Süddeutsche Zeitung

Köhler gegen Diekmann:Frau Doktor hat Ärger mit "Bild"

Eine Recherche zu ihrem Doktortitel war schon zu viel: Familienministerin Köhler ließ den Anwalt los und droht Bild mit Forderungen.

T. Denkler

Bild hat ein bisschen recherchiert - womöglich zu viel für Kristina Köhler, 32, die noch nicht lange amtierende Familienministerin der schwarz-gelben Regierung von Kanzlerin Angela Merkel.

Es geht um den Anfang 2009 erworbenen akademischen Titel der Ministerin und das "schwarze Netz von Frau Doktor", über das sueddeutsche.de Ende November berichtet hatte.

Demnach hat die CDU-Bundestagsabgeordnete ihre Privilegien durchaus zu nutzen gewusst, um sich einiger Mühen einer Dissertation zu entledigen. Die Bundesgeschäftsstelle der CDU etwa half bei der Befragung von Kollegen und Mitgliedern mittels Fragebögen.

Rechtlich unstrittig, aber dennoch seltsam

Die statistische Großarbeit floss ein in Köhlers 303-Seiten-Opus: "Gerechtigkeit als Gleichheit? Eine empirische Analyse der objektiven und subjektiven Responsivität von Bundestagsabgeordneten." Die Autorin wollte wissen, inwieweit die Wertvorstellungen von Parlamentariern der CDU mit denen der CDU-Mitglieder übereinstimmen. Und, siehe da: Sie ähneln sich tatsächlich.
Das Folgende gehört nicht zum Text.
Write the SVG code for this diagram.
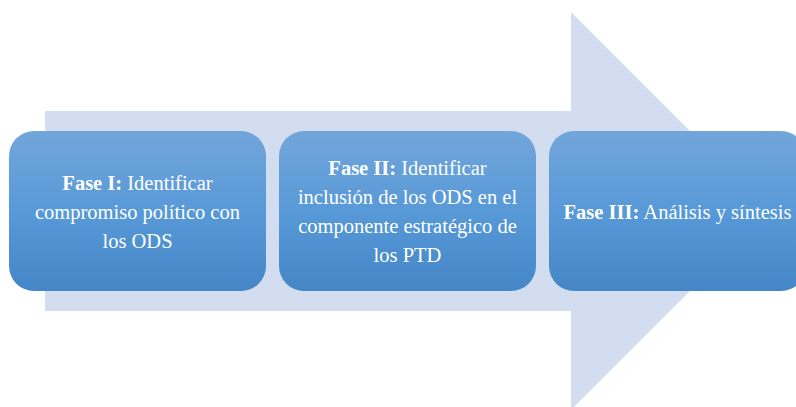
<svg xmlns="http://www.w3.org/2000/svg" width="796" height="407" viewBox="0 0 796 407">
<defs>
<linearGradient id="g" x1="0" y1="0" x2="0" y2="1">
<stop offset="0" stop-color="#72a6da"/>
<stop offset="0.5" stop-color="#5899d8"/>
<stop offset="1" stop-color="#4486c6"/>
</linearGradient>
<style>
.box{fill:url(#g);}
.t{font-family:"Liberation Serif",serif;font-size:20.5px;fill:#ffffff;text-anchor:middle;}
.b{font-weight:bold;}
</style>
</defs>
<g id="arrow">
<polygon points="45,111 571,111 571,12 770,211 571,410 571,311 45,311" fill="#d2ddef"/>
</g>
<g id="connectors"></g>
<g id="fase1">
<rect class="box" x="9" y="131" width="257" height="160" rx="25"/>
<text class="t" x="137.5" y="190"><tspan class="b">Fase I:</tspan> Identificar</text>
<text class="t" x="137.5" y="219">compromiso político con</text>
<text class="t" x="137.5" y="248">los ODS</text>
</g>
<g id="fase2">
<rect class="box" x="279" y="131" width="257" height="160" rx="25"/>
<text class="t" x="407.5" y="175"><tspan class="b">Fase II:</tspan> Identificar</text>
<text class="t" x="407.5" y="204">inclusión de los ODS en el</text>
<text class="t" x="407.5" y="233">componente estratégico de</text>
<text class="t" x="407.5" y="262">los PTD</text>
</g>
<g id="fase3">
<rect class="box" x="549" y="131" width="257" height="160" rx="25"/>
<text class="t" x="677.5" y="219"><tspan class="b">Fase III:</tspan> Análisis y síntesis</text>
</g>
</svg>
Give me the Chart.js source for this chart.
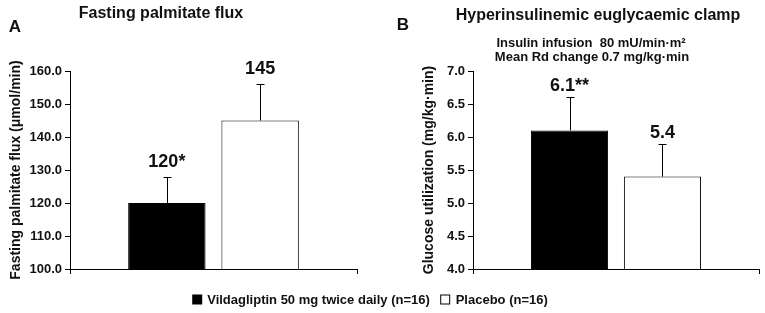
<!DOCTYPE html>
<html>
<head>
<meta charset="utf-8">
<script src="https://cdn.jsdelivr.net/npm/chart.js@4.4.0/dist/chart.umd.min.js"></script>
<style>
  body { margin: 0; background: #fff; }
  #wrap { position: relative; width: 765px; height: 313px; overflow: hidden; font-family: "Liberation Sans", Arial, sans-serif; font-weight: bold; color: #111; }
  canvas { position: absolute; top: 0; }
  .txt { position: absolute; transform: translate(-50%, -50%); white-space: nowrap; }
  .panel { font-size: 17px; }
  .title { font-size: 16px; }
  .sub { font-size: 13px; }
  #legend { position: absolute; left: 370px; top: 299px; transform: translate(-50%, -50%); font-size: 13px; white-space: nowrap; }
  .sw { display: inline-block; width: 10px; height: 10px; vertical-align: -1px; margin-right: 5px; box-sizing: border-box; }
</style>
</head>
<body>
<div id="wrap">
  <canvas id="chartA" width="380" height="313" style="left:0"></canvas>
  <canvas id="chartB" width="385" height="313" style="left:380px"></canvas>

  <div class="txt panel" style="left:15px;top:27px">A</div>
  <div class="txt title" style="left:161px;top:13px">Fasting palmitate flux</div>

  <div class="txt panel" style="left:403px;top:25px">B</div>
  <div class="txt title" style="left:598px;top:15px">Hyperinsulinemic euglycaemic clamp</div>
  <div class="txt sub" style="left:591px;top:42px">Insulin infusion&nbsp; 80 mU/min·m²</div>
  <div class="txt sub" style="left:592px;top:56px">Mean Rd change 0.7 mg/kg·min</div>

  <div id="legend">
    <span class="sw" style="background:#000"></span>Vildagliptin 50 mg twice daily (n=16)&nbsp;&nbsp;
    <span class="sw" style="background:#fff;border:1px solid #000"></span>Placebo (n=16)
  </div>
</div>

<script>
const seriesNames = ["Vildagliptin 50 mg twice daily (n=16)", "Placebo (n=16)"];
const categories = [""];

// panel A
const palmitateValues = [120, 145];
const palmitateErrors = [8, 11];
const palmitateLabels = ["120*", "145"];
const palmitateTicks = [100, 160, 10];

// panel B
const glucoseValues = [6.1, 5.4];
const glucoseErrors = [0.5, 0.5];
const glucoseLabels = ["6.1**", "5.4"];
const glucoseTicks = [4, 7, 0.5];

const fontFamily = "'Liberation Sans', Arial, sans-serif";

// error bars (upper half only) and value labels on top
const errorBarPlugin = {
  id: "errorBars",
  afterDatasetsDraw(chart, args, opts) {
    const ctx = chart.ctx;
    const yScale = chart.scales.y;
    ctx.save();
    chart.data.datasets.forEach((ds, i) => {
      const bar = chart.getDatasetMeta(i).data[0];
      const top = yScale.getPixelForValue(ds.data[0] + ds.err[0]);
      const x = Math.round(bar.x) + 0.5;
      ctx.strokeStyle = "#000";
      ctx.lineWidth = 1;
      ctx.beginPath();
      ctx.moveTo(x, bar.y);
      ctx.lineTo(x, Math.round(top) + 0.5);
      ctx.moveTo(x - 4, Math.round(top) + 0.5);
      ctx.lineTo(x + 4, Math.round(top) + 0.5);
      ctx.stroke();

      ctx.fillStyle = "#111";
      ctx.font = "bold 18px " + fontFamily;
      ctx.textAlign = "center";
      ctx.textBaseline = "alphabetic";
      ctx.fillText(ds.valueLabel[0], bar.x, top - opts.gap);
    });
    ctx.restore();
  },
};

function makeChart(id, values, errors, labels, ticks, yTitle, pad, axisWidth, gap) {
  return new Chart(document.getElementById(id), {
    type: "bar",
    data: {
      labels: categories,
      datasets: [
        {
          label: seriesNames[0],
          data: [values[0]],
          err: [errors[0]],
          valueLabel: [labels[0]],
          backgroundColor: "#000",
          borderColor: "#000",
          borderWidth: 1,
        },
        {
          label: seriesNames[1],
          data: [values[1]],
          err: [errors[1]],
          valueLabel: [labels[1]],
          backgroundColor: "#fff",
          borderColor: "#000",
          borderWidth: 1,
        },
      ],
    },
    options: {
      responsive: false,
      animation: false,
      devicePixelRatio: 1,
      categoryPercentage: 0.65,
      barPercentage: 0.83,
      layout: { padding: pad },
      plugins: {
        legend: { display: false },
        tooltip: { enabled: false },
        errorBars: { gap: gap },
      },
      scales: {
        x: {
          ticks: { display: false },
          grid: { drawOnChartArea: false, drawTicks: true, tickLength: 5, color: "#000" },
          border: { color: "#000", width: 1 },
          afterFit: (s) => { s.height = 44; },
        },
        y: {
          min: ticks[0],
          max: ticks[1],
          ticks: {
            stepSize: ticks[2],
            padding: 3,
            color: "#111",
            font: { family: fontFamily, size: 13, weight: "bold" },
            callback: (v) => Number(v).toFixed(1),
          },
          grid: { drawOnChartArea: false, drawTicks: true, tickLength: 5, color: "#000" },
          border: { color: "#000", width: 1 },
          title: {
            display: true,
            text: yTitle,
            color: "#111",
            padding: 4,
            font: { family: fontFamily, size: 14, weight: "bold" },
          },
          afterFit: (s) => { s.width = axisWidth; },
        },
      },
    },
    plugins: [errorBarPlugin],
  });
}

makeChart("chartA", palmitateValues, palmitateErrors, palmitateLabels, palmitateTicks,
  "Fasting palmitate flux (μmol/min)", { top: 71, right: 23, bottom: 0, left: 4 }, 66, 10);

makeChart("chartB", glucoseValues, glucoseErrors, glucoseLabels, glucoseTicks,
  "Glucose utilization (mg/kg·min)", { top: 71, right: 6, bottom: 0, left: 37 }, 56, 6);
</script>
</body>
</html>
Die forsche Christdemokratin bezahlte auch einen wissenschaftlichen Mitarbeiter ihres Doktorvaters Jürgen Falter von der Universität Mainz auf 400-Euro-Basis für einige Hilfsdienste. Dazu gehörten so nervtötende Dinge wie Inhaltsverzeichnis anlegen, Fußnoten setzen und das Quellenverzeichnis vollenden. Das alles ist zwar rechtlich unstrittig, wirft aber dennoch ein seltsames Licht auf die Familienministerin.

Bild lagen offenbar weitergehende Hinweise vor. In seinem Blog referiert Chefredakteur Kai Diekmann, dass er zunächst von Kristina Köhler angerufen worden sei, dann aber am 27. Dezember Post von der Anwaltskanzlei White and Case bekam, der bis zu seiner Ernennung als Staatssekretär im Innenministerium auch Köhlers Verlobter Ole Schröder angehörte.

"Juristen, statt Journalisten"

In dem Zwei-Seiten-Brief droht Anwalt Martin Munz mit Schmerzensgeld im höheren sechsstelligen Bereich, wenn auf "unzulässige, rechtswidrige und tendenziöse" Weise berichtet werde. Schließlich sei der Umfang der Unterstützung für Köhler dem Vize-Chefredakteur Martin Heidemanns "bereits von Professor Dr. Falter beschrieben und bestätigt worden".

Heidemanns selbst erklärt, nie mit Falter darüber gesprochen zu haben - und nennt Köhlers Vorgehen "unprofessionell". (Nachtrag vom 05. Januar 2010: Jürgen Falter stellte inzwischen gegenüber sueddeutsche.de klar, es habe zwar keinen direkten telefonischen Kontakt mit Heidemanns gegeben, er habe aber auf eine schriftliche Anfrage Heidemanns ausführlich geantwortet. Das Schreiben liegt sueddeutsche.de vor.) Köhlers Anwalt wiederum will sich ohne Rücksprache mit der Mandantin nicht äußern.

Bild-Chef Diekmann ist empört, so kurz vor Weihnachten, dem "Fest der Liebe", einen solchen Brief erhalten zu haben. Er bittet die Ministerin kurzerhand, beim nächsten Mal nicht ihn, "sondern gleich die Rechtsabteilung" anzurufen - "und zum nächsten Interview schicken wir dann lieber Juristen, statt Journalisten".